The growth of the herd has required much better management, hence the increased whitetail deer hunting season. In 2002, the record was set for the full season with 12,264 deer taken. In 2004, that record was nearly topped with 12,099 deer harvested.

The success of the 10 weeks of combined hunting has managed to keep many Massachusetts hunters in state instead of heading to surrounding Northeast states to do their hunting. In fact, it has even drawn hunters from surrounding states here to do much of their hunting.

Bow season is the time to come for hunting, too. Deer kills have steadily increased during bow and muzzleloader season thanks to increased ability of the hunters wielding those weapons as well as dramatic increase in capabilities of the gear itself. But, then again, why not hunt during bow season? The largest bucks, according to state numbers, are taken during bow season and during the rut.

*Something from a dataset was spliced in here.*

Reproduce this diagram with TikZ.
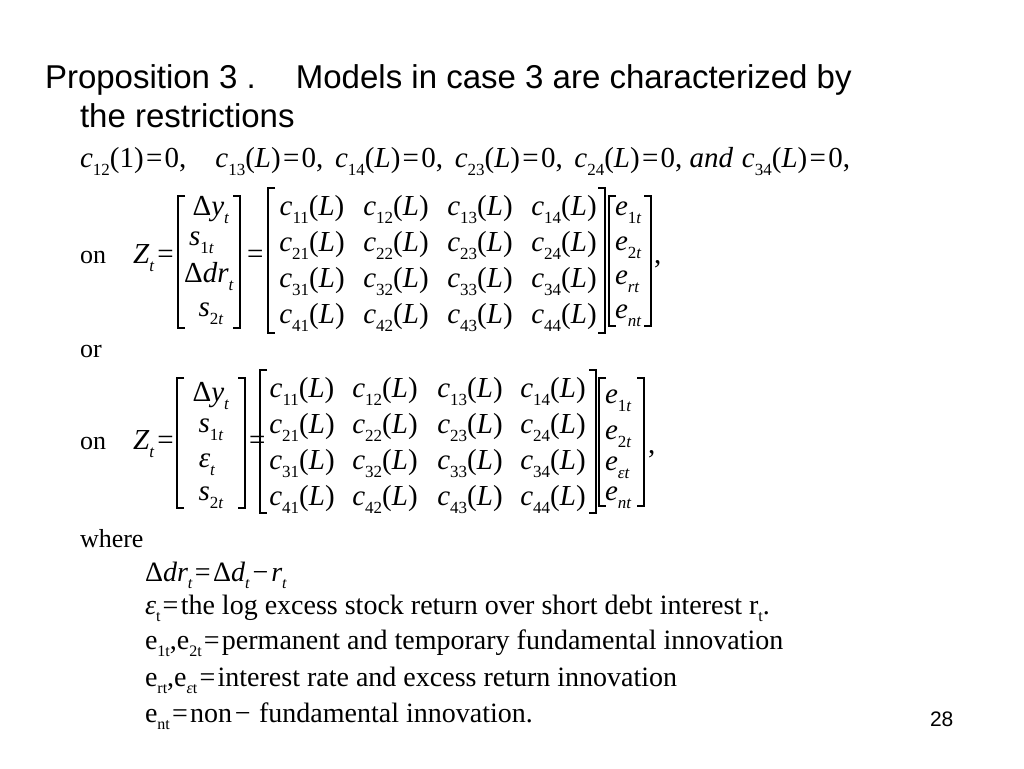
\documentclass[tikz,border=0pt]{standalone}
\usepackage{fontspec}
\setmainfont{Liberation Serif}
\setsansfont{Liberation Sans}
\newcommand\subsz{17}
\newcommand\sbs[1]{\raisebox{-0.28em}{\fontsize{\subsz}{\subsz}\selectfont #1}}
\newcommand\iv[1]{\textit{#1}}
\newcommand\eqs{\hspace{0.08em}=\hspace{0.08em}}
\newcommand\cL[1]{\iv{c}\sbs{#1}(\iv{L})}
\newcommand\cz[1]{\iv{c}\sbs{#1}(\iv{L})\eqs0,}
\begin{document}
\begin{tikzpicture}[x=1pt,y=-1pt,
  every node/.style={inner sep=0pt,outer sep=0pt},
  ttl/.style={font=\sffamily\fontsize{33}{38}\selectfont,anchor=base west},
  plain/.style={font=\fontsize{26}{30}\selectfont,anchor=base west},
  txt/.style={font=\fontsize{29}{33}\selectfont,anchor=base west},
  ent/.style={font=\fontsize{29}{33}\selectfont,anchor=base},
  wl/.style={font=\fontsize{28}{32}\selectfont\renewcommand\subsz{16},anchor=base west},
  brk/.style={line width=1.1pt,line cap=butt,line join=miter}]
\useasboundingbox[fill=white] (0,0) rectangle (1024,768);
% title
\node[ttl] (t1) at (45,88) {Proposition 3 .\hspace{40pt}Models in case 3 are characterized by};
\node[ttl] (t2) at (80,127) {the restrictions};
% restrictions
\node[txt] (r) at (80,167) {\iv{c}\sbs{12}(1)\eqs0,\hspace{1.0em}\cz{13}\hspace{0.4em}\cz{14}\hspace{0.4em}\cz{23}\hspace{0.4em}\cz{24} \iv{and}\hspace{0.3em}\cz{34}};
% ---------- matrix 1 ----------
\node[plain] (on1) at (80,263) {on};
\node[txt] (z1) at (133,263) {\iv{Z}\sbs{\iv{t}}\hspace{0.1em}=};
\node[ent] (v11) at (211,215) {Δ\iv{y}\sbs{\iv{t}}};
\node[txt] (v12) at (189,245) {\iv{s}\sbs{1\iv{t}}};
\node[ent] (v13) at (209,282) {Δ\iv{dr}\sbs{\iv{t}}};
\node[ent] (v14) at (211,316) {\iv{s}\sbs{2\iv{t}}};
\node[txt] (eq1) at (247,263) {=};
\foreach \r/\y in {1/215,2/251,3/287,4/323}{
  \foreach \c/\x in {1/312,2/396,3/480,4/564}{
    \node[ent] (a\r\c) at (\x,\y) {\cL{\r\c}};
  }
}
\node[txt] (e11) at (615,215) {\iv{e}\sbs{1\iv{t}}};
\node[txt] (e12) at (615,250) {\iv{e}\sbs{2\iv{t}}};
\node[txt] (e13) at (615,284) {\iv{e}\sbs{\iv{rt}}};
\node[txt] (e14) at (615,318) {\iv{e}\sbs{\iv{nt}}};
\node[txt] (cm1) at (654,263) {,};
% brackets matrix 1
\draw[brk] (185,196) -- (178,196) -- (178,328) -- (185,328);
\draw[brk] (233,196) -- (240,196) -- (240,328) -- (233,328);
\draw[brk] (275,188) -- (268,188) -- (268,333) -- (275,333);
\draw[brk] (598,188) -- (605,188) -- (605,333) -- (598,333);
\draw[brk] (616,196) -- (609,196) -- (609,326) -- (616,326);
\draw[brk] (644,196) -- (651,196) -- (651,326) -- (644,326);
% ---------- or ----------
\node[plain] (or) at (80,357) {or};
% ---------- matrix 2 ----------
\node[plain] (on2) at (80,449) {on};
\node[txt] (z2) at (133,449) {\iv{Z}\sbs{\iv{t}}\hspace{0.1em}=};
\node[ent] (w11) at (211,401) {Δ\iv{y}\sbs{\iv{t}}};
\node[ent] (w12) at (211,432) {\iv{s}\sbs{1\iv{t}}};
\node[ent] (w13) at (207,467) {\iv{ε}\sbs{\iv{t}}};
\node[ent] (w14) at (211,500) {\iv{s}\sbs{2\iv{t}}};
\node[txt] (eq2) at (249,449) {=};
\foreach \r/\y in {1/397,2/433,3/469,4/505}{
  \foreach \c/\x in {1/302,2/385,3/470,4/553}{
    \node[ent] (b\r\c) at (\x,\y) {\cL{\r\c}};
  }
}
\node[txt] (f11) at (605,403) {\iv{e}\sbs{1\iv{t}}};
\node[txt] (f12) at (605,439) {\iv{e}\sbs{2\iv{t}}};
\node[txt] (f13) at (605,470) {\iv{e}\sbs{\iv{εt}}};
\node[txt] (f14) at (605,500) {\iv{e}\sbs{\iv{nt}}};
\node[txt] (cm2) at (648,453) {,};
% brackets matrix 2
\draw[brk] (184,378) -- (177,378) -- (177,508) -- (184,508);
\draw[brk] (238,378) -- (245,378) -- (245,508) -- (238,508);
\draw[brk] (267,370) -- (260,370) -- (260,513) -- (267,513);
\draw[brk] (589,370) -- (596,370) -- (596,513) -- (589,513);
\draw[brk] (606,378) -- (599,378) -- (599,506) -- (606,506);
\draw[brk] (637,378) -- (644,378) -- (644,506) -- (637,506);
% ---------- where ----------
\node[plain] (wh) at (80,547) {where};
\node[wl] (d1) at (145,581) {Δ\iv{dr}\sbs{\iv{t}}\eqs Δ\iv{d}\sbs{\iv{t}}\hspace{0.1em}−\hspace{0.1em}\iv{r}\sbs{\iv{t}}};
\node[wl] (d2) at (145,614) {\iv{ε}\sbs{t}\eqs the log excess stock return over short debt interest r\sbs{t}.};
\node[wl] (d3) at (145,649) {e\sbs{1t},e\sbs{2t}\eqs permanent and temporary fundamental innovation};
\node[wl] (d4) at (145,686) {e\sbs{rt},e\sbs{\iv{ε}t}\eqs interest rate and excess return innovation};
\node[wl] (d5) at (145,722) {e\sbs{nt}\eqs non\hspace{0.1em}−\hspace{0.3em}fundamental innovation.};
% page number
\node[anchor=base west,font=\sffamily\fontsize{21}{24}\selectfont] (pg) at (930,726) {28};
\end{tikzpicture}
\end{document}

Bow hunters took only 18 deer in 1966. The total went over 1,000 in 1990 and over 2,000 in 1999, when 2,469 deer were killed. The 3,000 total was reached in 2003, when a record 3,045 animals were shot by arrow. In 2006 the total was 3,016.

So go out there and do your part in helping hunters set a new harvest record. The deer herd needs to be slimmed, and hunters are the best way to do that. Besides, it’s not like the end result isn’t a tasty one for the hunter, right?

Enjoy the bow season here in Massachusetts and we wish you a successful hunt. And, as always, we here at Northeast Hunting remind you to make safety your first priority.